━━━ SOURCE DATA ━━━

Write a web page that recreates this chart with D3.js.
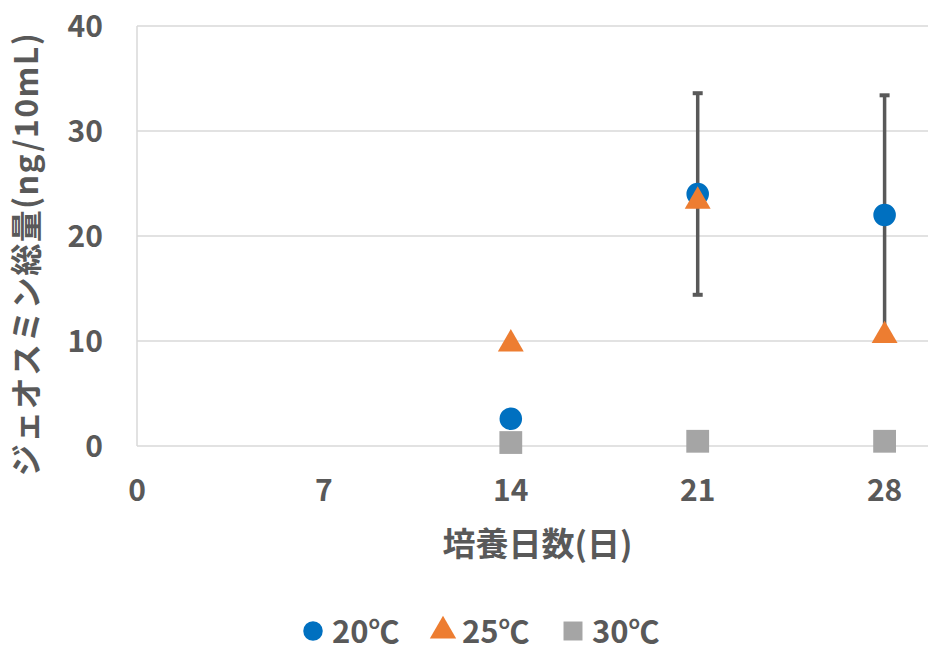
<!DOCTYPE html>
<html>
<head>
<meta charset="utf-8">
<script src="https://cdn.jsdelivr.net/npm/d3@7"></script>
<style>
  body { margin: 0; background: #fff; }
  text { font-family: "Noto Sans CJK JP", "Noto Sans", sans-serif; font-weight: bold; fill: #595959; }
</style>
</head>
<body>
<script>
const width = 928;
const height = 654;

const days = [14, 21, 28];
const seriesNames = ['20℃', '25℃', '30℃'];
const values20 = [2.6, 24.0, 22.0];
const values25 = [9.9, 23.5, 10.7];
const values30 = [0.33, 0.45, 0.45];
const err20 = [null, 9.6, 11.4];
const xTicks = [0, 7, 14, 21, 28];
const yTicks = [0, 10, 20, 30, 40];

const colors = ['#0070c0', '#ed7d31', '#a5a5a5'];

const x = d3.scaleLinear().domain([0, 30]).range([137, 938]);
const y = d3.scaleLinear().domain([0, 40]).range([446, 26]);

const svg = d3.select('body').append('svg')
  .attr('width', width)
  .attr('height', height);

// grid
svg.append('g')
  .selectAll('line')
  .data(yTicks)
  .enter().append('line')
    .attr('x1', x(0))
    .attr('x2', width)
    .attr('y1', d => y(d))
    .attr('y2', d => y(d))
    .style('stroke', '#d9d9d9')
    .style('stroke-width', 1.5);

svg.append('line')
  .attr('x1', x(0)).attr('x2', x(0))
  .attr('y1', y(40)).attr('y2', y(0))
  .style('stroke', '#d9d9d9')
  .style('stroke-width', 1.5);

// tick labels
svg.append('g')
  .selectAll('text')
  .data(yTicks)
  .enter().append('text')
    .attr('x', 103)
    .attr('y', d => y(d))
    .attr('dy', '0.35em')
    .attr('text-anchor', 'end')
    .style('font-size', '30px')
    .text(d => d);

svg.append('g')
  .selectAll('text')
  .data(xTicks)
  .enter().append('text')
    .attr('x', d => x(d))
    .attr('y', 490)
    .attr('dy', '0.35em')
    .attr('text-anchor', 'middle')
    .style('font-size', '30px')
    .text(d => d);

// axis titles
svg.append('text')
  .attr('x', (x.range()[0] + x.range()[1]) / 2)
  .attr('y', 544)
  .attr('dy', '0.35em')
  .attr('text-anchor', 'middle')
  .style('font-size', '33px')
  .text('培養日数(日)');

svg.append('text')
  .attr('transform', 'translate(27,254) rotate(-90)')
  .attr('dy', '0.35em')
  .attr('text-anchor', 'middle')
  .style('font-size', '32px')
  .style('letter-spacing', '1.4px')
  .text('ジェオスミン総量(ng/10mL)');

// error bars for 20℃
const errData = days.map((d, i) => ({ day: d, v: values20[i], e: err20[i] })).filter(d => d.e != null);
const eb = svg.append('g').style('stroke', '#595959');
eb.selectAll('.bar')
  .data(errData)
  .enter().append('line')
    .attr('x1', d => x(d.day)).attr('x2', d => x(d.day))
    .attr('y1', d => y(d.v + d.e)).attr('y2', d => y(d.v - d.e))
    .style('stroke-width', 3.5);
eb.selectAll('.cap')
  .data(errData.flatMap(d => [{ day: d.day, v: d.v + d.e }, { day: d.day, v: d.v - d.e }]))
  .enter().append('line')
    .attr('x1', d => x(d.day) - 5).attr('x2', d => x(d.day) + 5)
    .attr('y1', d => y(d.v)).attr('y2', d => y(d.v))
    .style('stroke-width', 4);

const sym = [d3.symbolCircle, d3.symbolTriangle, d3.symbolSquare];
const sizes = [400, 290, 520];
const allSeries = [values20, values25, values30];

// draw 30 first, then 20, then 25 on top
[2, 0, 1].forEach(s => {
  svg.append('g')
    .selectAll('path')
    .data(days.map((d, i) => ({ day: d, v: allSeries[s][i] })))
    .enter().append('path')
      .attr('transform', d => `translate(${x(d.day)},${y(d.v) + (s === 1 ? 2 : 0)})`)
      .attr('d', d3.symbol().type(sym[s]).size(sizes[s]))
      .style('fill', colors[s]);
});

// legend
const legendX = [313, 443, 573];
const legend = svg.append('g');
seriesNames.forEach((name, i) => {
  legend.append('path')
    .attr('transform', `translate(${legendX[i]},${631})`)
    .attr('d', d3.symbol().type(sym[i]).size(i === 2 ? 360 : 300))
    .style('fill', colors[i]);
  legend.append('text')
    .attr('x', legendX[i] + 19)
    .attr('y', 632)
    .attr('dy', '0.35em')
    .style('font-size', '31px')
    .text(name);
});
</script>
</body>
</html>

━━━

- _EXERCISE DETAILS_
Begin at the top of the material above and output each line exactly, stopping after the line that holds "const height = 654;". Leave out pictures.

- _RESULT OF THIS EXERCISE_
Write a web page that recreates this chart with D3.js.
<!DOCTYPE html>
<html>
<head>
<meta charset="utf-8">
<script src="https://cdn.jsdelivr.net/npm/d3@7"></script>
<style>
  body { margin: 0; background: #fff; }
  text { font-family: "Noto Sans CJK JP", "Noto Sans", sans-serif; font-weight: bold; fill: #595959; }
</style>
</head>
<body>
<script>
const width = 928;
const height = 654;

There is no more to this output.